| Users / Messages | 100 Users | 10K Users | 1M Users | 100M Users |
|---|---|---|---|---|
| Message Volume | ~1K msgs/sec | ~100K msgs/sec | ~10M msgs/sec | ~1B msgs/sec |
| Ordering Scope | Single topic, simple FIFO | Multiple topics, partitioned FIFO | Partitioned ordering with cross-partition coordination | Global ordering impossible; per-partition ordering only |
| Latency | Low latency (ms) | Moderate latency (tens ms) | Higher latency due to coordination (hundreds ms) | High latency or eventual consistency |
| System Complexity | Simple queue or broker | Partitioned brokers, leader election | Distributed consensus, multi-region replication | Highly distributed, eventual consistency, complex conflict resolution |
| Failure Handling | Simple retries | Leader failover per partition | Consensus protocols (e.g., Raft, Paxos) | Complex reconciliation, conflict resolution |
Message ordering guarantees in HLD - Scalability & System Analysis
The first bottleneck is the message broker's ordering mechanism. At low scale, a single broker can maintain strict FIFO ordering. As users and message volume grow, the broker must partition data to scale. Maintaining ordering across partitions becomes challenging and slows down throughput due to coordination overhead.
- Partitioning: Split messages by key into partitions to maintain ordering within partitions.
- Leader Election: Use a leader per partition to serialize messages and maintain order.
- Consensus Protocols: Use Raft or Paxos for leader failover and consistency.
- Caching and Buffering: Buffer messages to reorder out-of-order arrivals before delivery.
- Eventual Consistency: Accept relaxed ordering guarantees at very large scale to improve throughput.
- Cross-Partition Coordination: Use global sequence numbers or timestamps for partial ordering across partitions.
- At 10K users with 100K msgs/sec, a single broker cannot handle ordering; need ~20 partitions (assuming 5K msgs/sec per partition).
- Storage: Each message ~1KB, 100K msgs/sec -> 100MB/sec storage write; 8.6TB/day.
- Network: 100K msgs/sec * 1KB = ~100MB/s bandwidth; requires 1 Gbps+ network links.
- CPU: Ordering and replication overhead grows with partitions; leader election adds latency.
- At 1M users, multi-region replication adds latency and cost.

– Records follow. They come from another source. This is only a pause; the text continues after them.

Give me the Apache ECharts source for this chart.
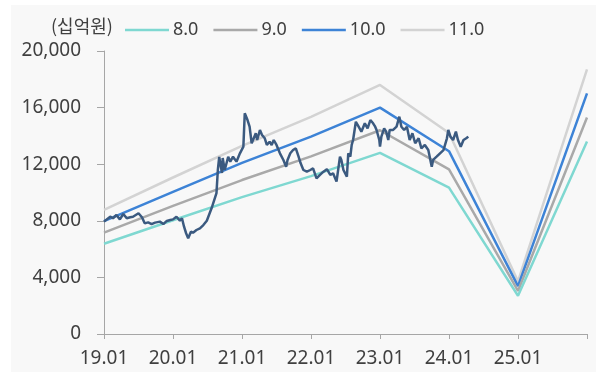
<!DOCTYPE html>
<html>
<head>
<meta charset="utf-8">
<script src="https://cdn.jsdelivr.net/npm/echarts@6/dist/echarts.min.js"></script>
<style>
  html, body { margin: 0; padding: 0; background: #fff; }
  #chart { width: 612px; height: 374px; }
</style>
</head>
<body>
<div id="chart"></div>
<script>
// 연초 기준 밴드 (19.01 ~ 26.01)
const bandYears = [2019, 2020, 2021, 2022, 2023, 2024, 2025, 2026]
const band8 = [6380, 8040, 9670, 11160, 12800, 10340, 2700, 13600]
const band9 = [7170, 9050, 10880, 12550, 14400, 11630, 3040, 15300]
const band10 = [7970, 10050, 12090, 13950, 16000, 12920, 3380, 17000]
const band11 = [8770, 11060, 13300, 15340, 17600, 14210, 3720, 18700]

// 시가총액 (읽어낸 값)
const capYears = [
  2019.00, 2019.04, 2019.09, 2019.13, 2019.18, 2019.23, 2019.28, 2019.33, 2019.38, 2019.42,
  2019.50, 2019.55, 2019.59, 2019.64, 2019.69, 2019.74, 2019.81, 2019.86, 2019.91, 2019.96,
  2020.00, 2020.05, 2020.10, 2020.13, 2020.16, 2020.19, 2020.22, 2020.26, 2020.29, 2020.34,
  2020.39, 2020.44, 2020.49, 2020.56, 2020.63, 2020.65, 2020.67, 2020.71, 2020.72, 2020.75,
  2020.80, 2020.83, 2020.87, 2020.92, 2020.97, 2021.02, 2021.04, 2021.08, 2021.11, 2021.14,
  2021.16, 2021.20, 2021.22, 2021.26, 2021.29, 2021.33, 2021.36, 2021.40, 2021.43, 2021.46,
  2021.50, 2021.55, 2021.60, 2021.64, 2021.66, 2021.70, 2021.74, 2021.78, 2021.82, 2021.85,
  2021.89, 2021.94, 2021.99, 2022.03, 2022.08, 2022.13, 2022.18, 2022.23, 2022.28, 2022.32,
  2022.37, 2022.42, 2022.44, 2022.47, 2022.52, 2022.54, 2022.57, 2022.59, 2022.61, 2022.65,
  2022.69, 2022.73, 2022.78, 2022.82, 2022.86, 2022.90, 2022.93, 2022.95, 2022.99, 2023.00,
  2023.02, 2023.06, 2023.09, 2023.12, 2023.14, 2023.19, 2023.24, 2023.28, 2023.31, 2023.35,
  2023.39, 2023.43, 2023.47, 2023.51, 2023.56, 2023.60, 2023.65, 2023.70, 2023.75, 2023.77,
  2023.82, 2023.87, 2023.92, 2023.97, 2023.99, 2024.02, 2024.06, 2024.10, 2024.13, 2024.17,
  2024.21, 2024.25, 2024.28
]
const capValues = [
  7940, 8100, 8290, 8180, 8410, 8100, 8480, 8180, 8250, 8290,
  8530, 8250, 7820, 7890, 7770, 7870, 7940, 7770, 7990, 8060,
  8100, 8290, 8010, 8180, 7580, 7120, 6760, 7230, 7160, 7350,
  7470, 7700, 8000, 8900, 9960, 11590, 12510, 11380, 12440, 11590,
  12530, 12180, 12530, 12180, 12770, 13240, 15600, 15120, 14650, 13480,
  13360, 14180, 13710, 14420, 14060, 13830, 13360, 13590, 13360, 13710,
  13360, 12770, 12300, 11820, 12300, 12770, 13000, 13120, 12530, 12060,
  11590, 11470, 11590, 11710, 11000, 11240, 11470, 11650, 11240, 11360,
  10770, 12530, 12300, 11590, 11120, 12770, 12530, 13360, 13710, 15000,
  14650, 14300, 14890, 14530, 15120, 14890, 14650, 14420, 13710, 13240,
  13950, 14530, 14300, 13710, 14420, 14420, 14650, 15360, 14650, 14420,
  14650, 13710, 14180, 13480, 13830, 13120, 13360, 13000, 11820, 12300,
  12530, 12770, 13000, 13830, 14420, 13950, 13710, 14300, 13710, 13240,
  13710, 13830, 13950
]

const bandNames = ['8.0', '9.0', '10.0', '11.0']
const bandColors = ['#7fd8d1', '#a9a9a9', '#3d83d6', '#d3d3d3']
const bandData = [band8, band9, band10, band11]

const chart = echarts.init(document.getElementById('chart'))

const bandSeries = bandNames.map((name, i) => ({
  name: name,
  type: 'line',
  data: bandYears.map((y, j) => [y, bandData[i][j]]),
  showSymbol: false,
  symbol: 'none',
  color: bandColors[i],
  lineStyle: { width: 2.5, color: bandColors[i] },
  z: 2 + (3 - i),
  silent: true
}))

const option = {
  animation: false,
  textStyle: { fontFamily: 'Noto Sans, Noto Sans CJK KR, sans-serif', color: '#404040' },
  graphic: [
    {
      type: 'rect',
      shape: { x: 11, y: 5, width: 585, height: 367 },
      style: { fill: '#f8f8f8' },
      z: -10
    },
    {
      type: 'text',
      left: 51,
      top: 17,
      style: {
        text: '(십억원)',
        font: '18px "Noto Sans CJK KR", sans-serif',
        fill: '#404040'
      }
    }
  ],
  legend: {
    left: 120,
    top: 16,
    icon: 'rect',
    itemWidth: 44,
    itemHeight: 2.5,
    itemGap: 15,
    textStyle: { fontSize: 18, color: '#404040', padding: [0, 0, 0, -1] },
    data: bandNames
  },
  grid: {
    left: 104,
    right: 25,
    top: 51,
    bottom: 40,
    outerBoundsMode: 'none'
  },
  xAxis: {
    type: 'value',
    min: 2019,
    max: 2026,
    interval: 1,
    axisLine: { lineStyle: { color: '#a6a6a6', width: 1 } },
    axisTick: { show: true, length: 5, lineStyle: { color: '#a6a6a6' } },
    splitLine: { show: false },
    axisLabel: {
      fontSize: 19,
      color: '#404040',
      margin: 15,
      formatter: v => (v === 2026 ? '' : String(v).slice(2) + '.01')
    }
  },
  yAxis: {
    type: 'value',
    min: 0,
    max: 20000,
    interval: 4000,
    axisLine: { show: true, lineStyle: { color: '#a6a6a6', width: 1 } },
    axisTick: { show: true, length: 7, lineStyle: { color: '#a6a6a6' } },
    splitLine: { show: false },
    axisLabel: {
      fontSize: 19,
      color: '#404040',
      margin: 23,
      formatter: v => v.toLocaleString('en-US')
    }
  },
  series: [
    ...bandSeries,
    {
      name: '시가총액',
      type: 'line',
      data: capYears.map((y, i) => [y, capValues[i]]),
      showSymbol: false,
      symbol: 'none',
      lineStyle: { width: 2.5, color: '#3b5a80' },
      z: 10,
      silent: true
    }
  ]
}

chart.setOption(option)
</script>
</body>
</html>
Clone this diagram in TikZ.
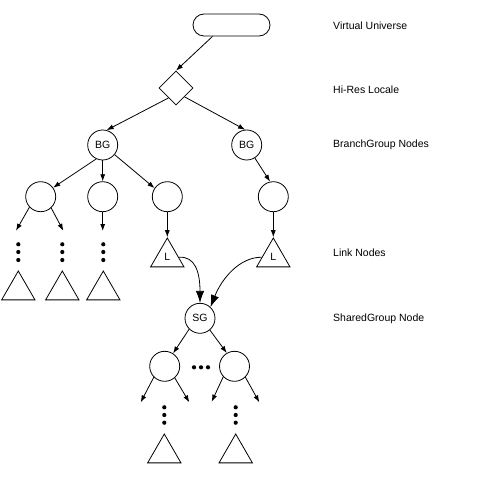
\documentclass[tikz,border=0pt]{standalone}
\usepackage{fontspec}
\setmainfont{Liberation Sans}
\usetikzlibrary{arrows.meta,shapes.geometric}
\begin{document}
\begin{tikzpicture}[x=1pt,y=-1pt,
 every node/.style={font=\fontsize{10.5}{12}\selectfont},
 ln/.style={line width=0.8pt},
 arr/.style={ln,-{Latex[length=7pt,width=5pt]}},
 bigarr/.style={ln,-{Latex[length=12pt,width=8.5pt]}},
 circ/.style={circle,draw,ln,minimum size=30pt,inner sep=0pt},
 tri/.style={regular polygon,regular polygon sides=3,draw,ln,minimum size=38.5pt,inner sep=0pt},
 dot/.style={circle,fill,inner sep=0pt,minimum size=4.2pt},
 lbl/.style={anchor=west,inner sep=0pt}]
\useasboundingbox (0,0) rectangle (500,476);
% nodes
\node[draw,ln,rounded corners=11pt,minimum width=77pt,minimum height=22pt] (U) at (231.5,25) {};
\node[diamond,draw,ln,minimum size=34pt,inner sep=0pt] (D) at (176,88) {};
\node[circ] (BGL) at (102.7,145) {BG};
\node[circ] (BGR) at (246.7,145) {BG};
\node[circ] (C1) at (40.7,196.7) {};
\node[circ] (C2) at (102.7,196.7) {};
\node[circ] (C3) at (167.3,196.7) {};
\node[circ] (C4) at (273.3,196.7) {};
\node[tri] (T1) at (18.3,290.25) {};
\node[tri] (T2) at (62.3,290.25) {};
\node[tri] (T3) at (103.3,290.25) {};
\node[tri] (L1) at (167.3,257.25) {L};
\node[tri] (L2) at (273.3,257.25) {L};
\node[circ] (SG) at (200,318.3) {SG};
\node[circ] (S1) at (164.7,366.3) {};
\node[circ] (S2) at (234.5,366.3) {};
\node[tri] (B1) at (164.3,453.25) {};
\node[tri] (B2) at (235.7,453.25) {};
% dots
\foreach \x [count=\i] in {18.3,62.3,103.3}{
  \node[dot] (va\i) at (\x,244.3) {};
  \node[dot] (vb\i) at (\x,252) {};
  \node[dot] (vc\i) at (\x,260) {};
}
\foreach \x [count=\i] in {164.3,235.7}{
  \node[dot] (wa\i) at (\x,407.3) {};
  \node[dot] (wb\i) at (\x,415) {};
  \node[dot] (wc\i) at (\x,422.7) {};
}
\node[dot] (h1) at (194,367.3) {};
\node[dot] (h2) at (201,367.3) {};
\node[dot] (h3) at (208,367.3) {};
% free ends
\coordinate (e1) at (16,230.7);
\coordinate (e2) at (63.3,230.7);
\coordinate (e3) at (102.7,231);
\coordinate (f1) at (140.7,402.3);
\coordinate (f2) at (189.3,402.3);
\coordinate (f3) at (211.7,401.7);
\coordinate (f4) at (259.3,402.3);
% connectors
\draw[arr] (U.211) -- (D.north);
\draw[arr] (D.233) -- (BGL.75);
\draw[arr] (D.314) -- (BGR.96);
\draw[arr] (BGL.245) -- (C1.36);
\draw[arr] (BGL.south) -- (C2.north);
\draw[arr] (BGL.321) -- (C3.146);
\draw[arr] (BGR.302) -- (C4.102);
\draw[arr] (C1.223) -- (e1);
\draw[arr] (C1.313) -- (e2);
\draw[arr] (C2.south) -- (e3);
\draw[arr] (C3.south) -- (L1.corner 1);
\draw[arr] (C4.south) -- (L2.corner 1);
\draw[bigarr] (L1.east) .. controls (195,256) and (200,272) .. (SG.north);
\draw[bigarr] (L2.west) .. controls (240,257) and (222,278) .. (SG.47);
\draw[arr] (SG.225) -- (S1.57);
\draw[arr] (SG.310) -- (S2.120);
\draw[arr] (S1.225) -- (f1);
\draw[arr] (S1.311) -- (f2);
\draw[arr] (S2.223) -- (f3);
\draw[arr] (S2.315) -- (f4);
% labels
\node[lbl] (l1) at (333,26) {Virtual Universe};
\node[lbl] (l2) at (333,90) {Hi-Res Locale};
\node[lbl] (l3) at (333,145) {BranchGroup Nodes};
\node[lbl] (l4) at (333,252.3) {Link Nodes};
\node[lbl] (l5) at (333,318.3) {SharedGroup Node};
\end{tikzpicture}
\end{document}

Start by clarifying the ordering guarantees needed (per topic, per partition, global). Discuss trade-offs between strict ordering and scalability. Explain partitioning and leader election. Mention consensus protocols for fault tolerance. Highlight how ordering impacts latency and throughput. Show awareness of eventual consistency at large scale.
Question: Your message broker handles 1000 QPS with strict ordering. Traffic grows 10x. What do you do first and why?
Answer: Introduce partitioning to split messages by key, so each partition handles fewer messages maintaining ordering within partitions. This reduces load per broker instance and scales throughput while preserving ordering guarantees per partition.